PIANO DI SORRENTO. “Sul tavolo da poker, i carabinieri trovarono solo fishes. La posta in palio era rappresentata dalle quote d’iscrizione. Non fu gioco d’azzardo, ma di abilità e sotto forma di torneo”: queste le motivazioni della sentenza che ha assolto 6 membri del circolo “Acli” di Piano di Sorrento, imputati  di gioco d'azzardo all'interno dell'associazione cattolica della penisola.

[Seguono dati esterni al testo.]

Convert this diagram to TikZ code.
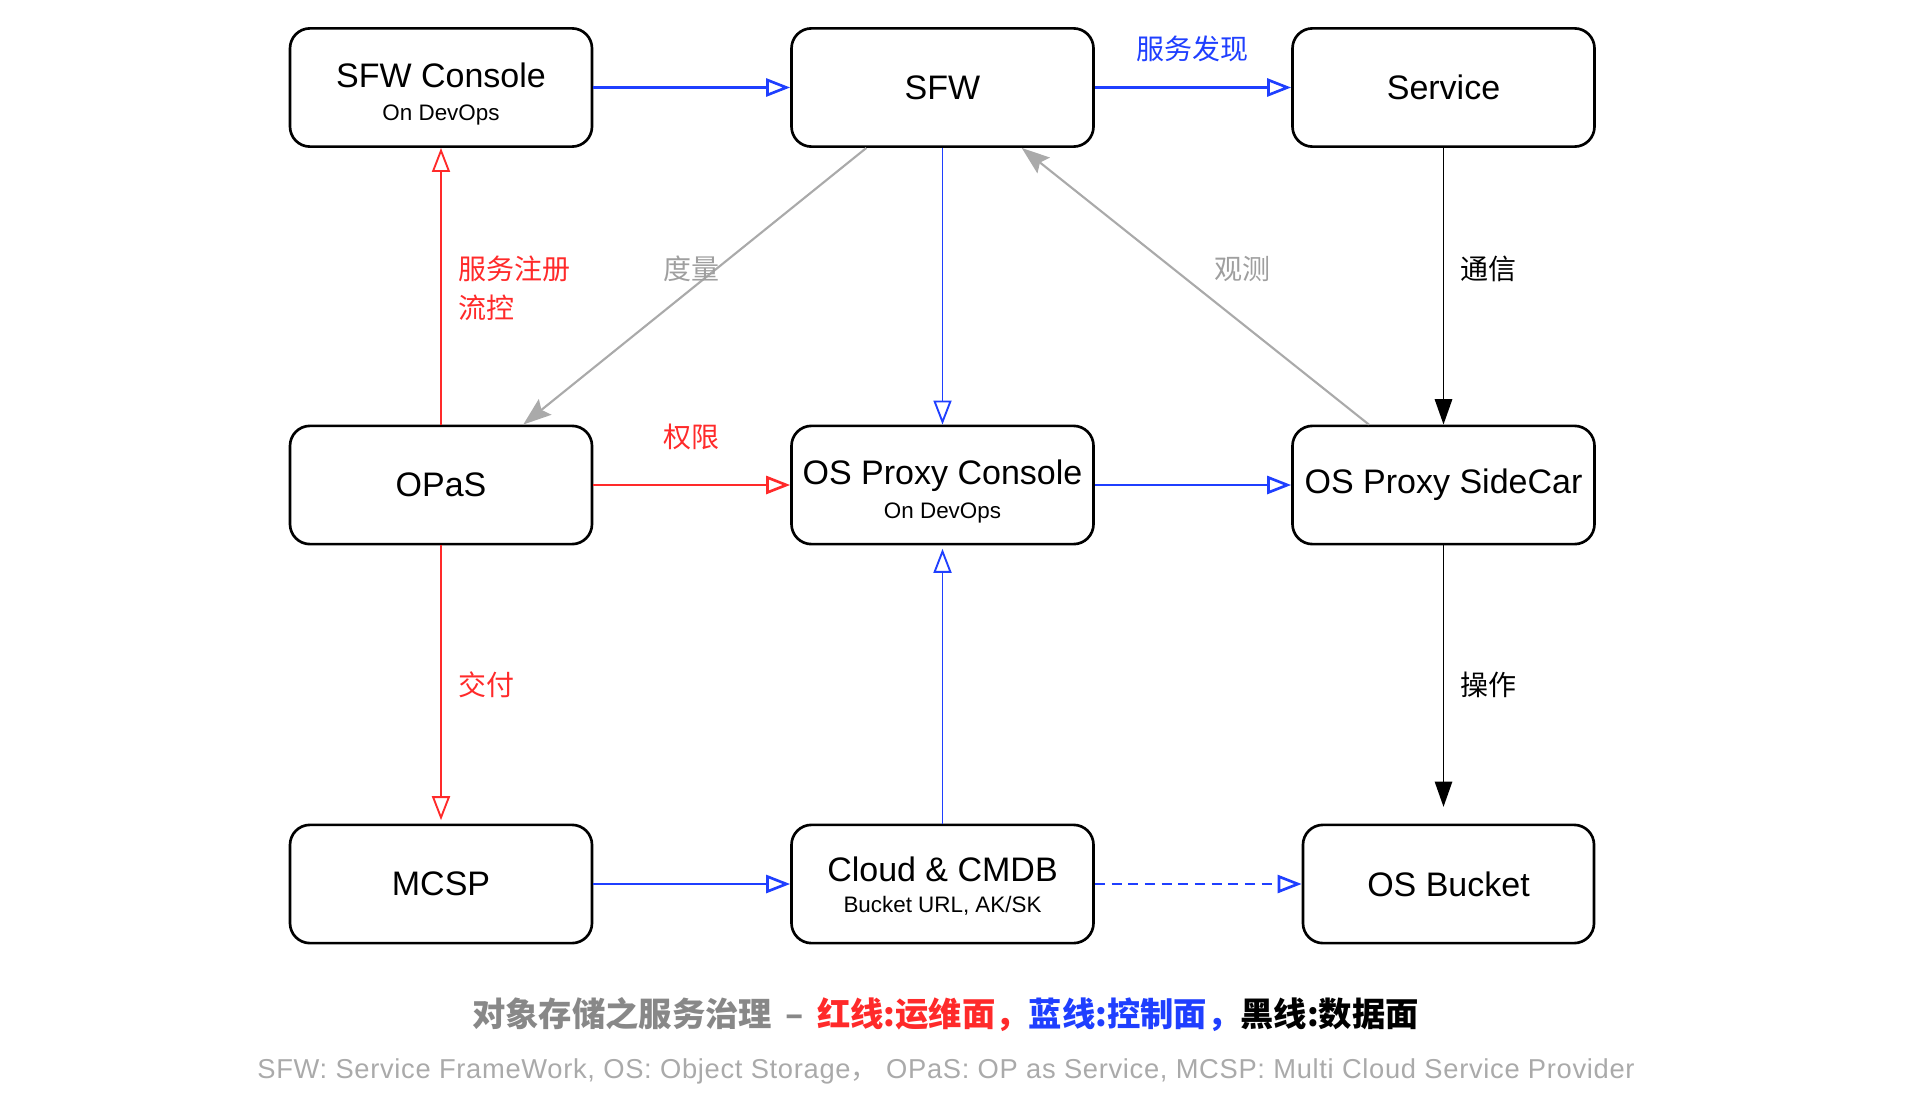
\documentclass[tikz,border=0pt]{standalone}
\usepackage{fontspec}
\setmainfont{Liberation Sans}
\newfontfamily\cjk{Noto Sans CJK SC}
\usetikzlibrary{arrows.meta,calc}
\definecolor{cblue}{HTML}{1F3FFF}
\definecolor{cred}{HTML}{FF2A2A}
\definecolor{cgray}{HTML}{AAAAAA}
\definecolor{lgray}{HTML}{9F9F9F}
\definecolor{capgray}{HTML}{888888}
\newcommand{\subt}[1]{{\fontsize{16.8}{19}\selectfont #1}}
\tikzset{
  box/.style={draw=black, line width=2pt, rounded corners=15pt, minimum width=226.5pt,
    minimum height=88.7pt, align=center, inner sep=0pt, font=\fontsize{25.5}{25}\selectfont},
  openarr/.style={-{Triangle[open, length=18pt, width=13.5pt]}},
  thickline/.style={line width=2pt},
  thinline/.style={line width=1.4pt},
  blueflow/.style={cblue, openarr},
  redflow/.style={cred, openarr},
  blackflow/.style={black, thinline, -{Triangle[length=19pt, width=13pt]}},
  grayflow/.style={cgray, line width=1.6pt, -{Stealth[length=21pt, width=15pt, inset=3.5pt]}},
  elabel/.style={font=\cjk\fontsize{21}{29}\selectfont, inner sep=0pt},
}
\begin{document}
\begin{tikzpicture}[x=0.75pt, y=-0.75pt]
\useasboundingbox (0,0) rectangle (1914,1106);
% nodes
\node[box, font=\fontsize{25.5}{25}\selectfont] (sfwc) at (441,87.5) {\rule{0pt}{28pt}SFW Console\\\subt{On DevOps}};
\node[box] (sfw) at (942.5,87.5) {SFW};
\node[box] (svc) at (1443.5,87.5) {Service};
\node[box] (opas) at (441,485) {OPaS};
\node[box, font=\fontsize{25.5}{26}\selectfont] (ospc) at (942.5,485) {\rule{0pt}{28pt}OS Proxy Console\\\subt{On DevOps}};
\node[box] (ossc) at (1443.5,485) {OS Proxy SideCar};
\node[box] (mcsp) at (441,884) {MCSP};
\node[box, font=\fontsize{25.5}{23.2}\selectfont] (cloud) at (942.5,884) {\rule{0pt}{22pt}Cloud \& CMDB\\\subt{Bucket URL, AK/SK}};
\node[box, minimum width=218.3pt] (bucket) at (1448.5,884) {OS Bucket};
% blue edges
\draw[blueflow, thickline] (sfwc) -- (sfw);
\draw[blueflow, thickline] (sfw) -- (svc);
\draw[blueflow, thinline] (sfw) -- (ospc);
\draw[blueflow, thickline] (ospc) -- (ossc);
\draw[blueflow, thickline] (mcsp) -- (cloud);
\draw[blueflow, thinline, shorten >=2.5pt] (cloud) -- (ospc);
\draw[blueflow, thickline, dashed, dash pattern=on 7.5pt off 5pt] (cloud) -- (bucket);
% red edges
\draw[redflow, thinline] (opas) -- (sfwc);
\draw[redflow, thinline, shorten >=2.5pt] (opas) -- (mcsp);
\draw[redflow, thickline] (opas) -- (ospc);
% black edges
\draw[blackflow] (svc) -- (ossc);
\draw[blackflow, shorten >=12.5pt] (ossc) -- (ossc|-bucket.north);
% gray edges
\draw[grayflow] ($(sfw.south west)!0.25!(sfw.south east)$) -- ($(opas.north west)!0.77!(opas.north east)$);
\draw[grayflow] ($(ossc.north west)!0.255!(ossc.north east)$) -- ($(sfw.south west)!0.76!(sfw.south east)$);
% labels
\node[elabel, text=cblue] (l1) at (1192,48.5) {服务发现};
\node[elabel, text=black, anchor=west] (l2) at (1460,268.5) {通信};
\node[elabel, text=black, anchor=west] (l3) at (1460,685) {操作};
\node[elabel, text=cred, anchor=west, align=left] (l4) at (457.8,288) {服务注册\\流控};
\node[elabel, text=cred, anchor=west] (l5) at (457.8,685) {交付};
\node[elabel, text=cred] (l6) at (691,437) {权限};
\node[elabel, text=lgray] (l7) at (691,269) {度量};
\node[elabel, text=lgray] (l8) at (1242.7,269) {观测};
% caption
\node[font=\cjk\bfseries\fontsize{25}{30}\selectfont, inner sep=0pt] (cap) at (945.5,1015)
  {\textcolor{capgray}{对象存储之服务治理\hspace{0.4em}–\hspace{0.4em}}\textcolor{cred}{红线:运维面，}\textcolor{cblue}{蓝线:控制面，}\textcolor{black}{黑线:数据面}};
\node[font=\addfontfeature{LetterSpace=2.5}\fontsize{20.5}{24}\selectfont, text=cgray, inner sep=0pt] (foot) at (946,1071)
  {SFW: Service FrameWork, OS: Object Storage{\cjk ，} OPaS: OP as Service, MCSP: Multi Cloud Service Provider};
\end{tikzpicture}
\end{document}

IL PROCESSO. Antonio Maresca, Salvatore Cinque, Giuseppe Barba, Aniello Esposito, Baldassarre Di Nota e Giovanni Schisano (tutti difesi dall'avvocato Luigi Alfano) erano accusati dalla Procura di Torre Annunziata di aver trasformato l'associazione cattolica in una vera e propria bisca clandestina, specializzata nel poker texano (il noto “Texas Hold’Em”). Secondo il pm, il custode Maresca “controllava sulla porta d’ingresso l’arrivo delle forze dell’ordine”. Il resto della presunta bisca, invece, giocava a “Texas Hold’em puntando fishes e dunque denaro”. L’avvocato Luigi Alfano è riuscito a dimostrare in dibattimento che i 6, in realtà, “giocavano solo un caffè o delle coppe”.

I MOTIVI. Per il giudice del tribunale di Torre Annunziata, Federica De Maio, “il fatto non è previsto dalla legge come reato”. Secondo la Cassazione, infatti, “i giochi di carte organizzati in forma di torneo, ove la posta in gioco sia costituita esclusivamente dalla quota d’iscrizione, sono considerati di abilità e non d’azzardo. La mancanza di una disciplina per il poker sportivo non a distanza non rende illecito il gioco”. Una sentenza, questa, prima nel suo genere, e destinata a creare un fondamentale precedente per altri casi simili.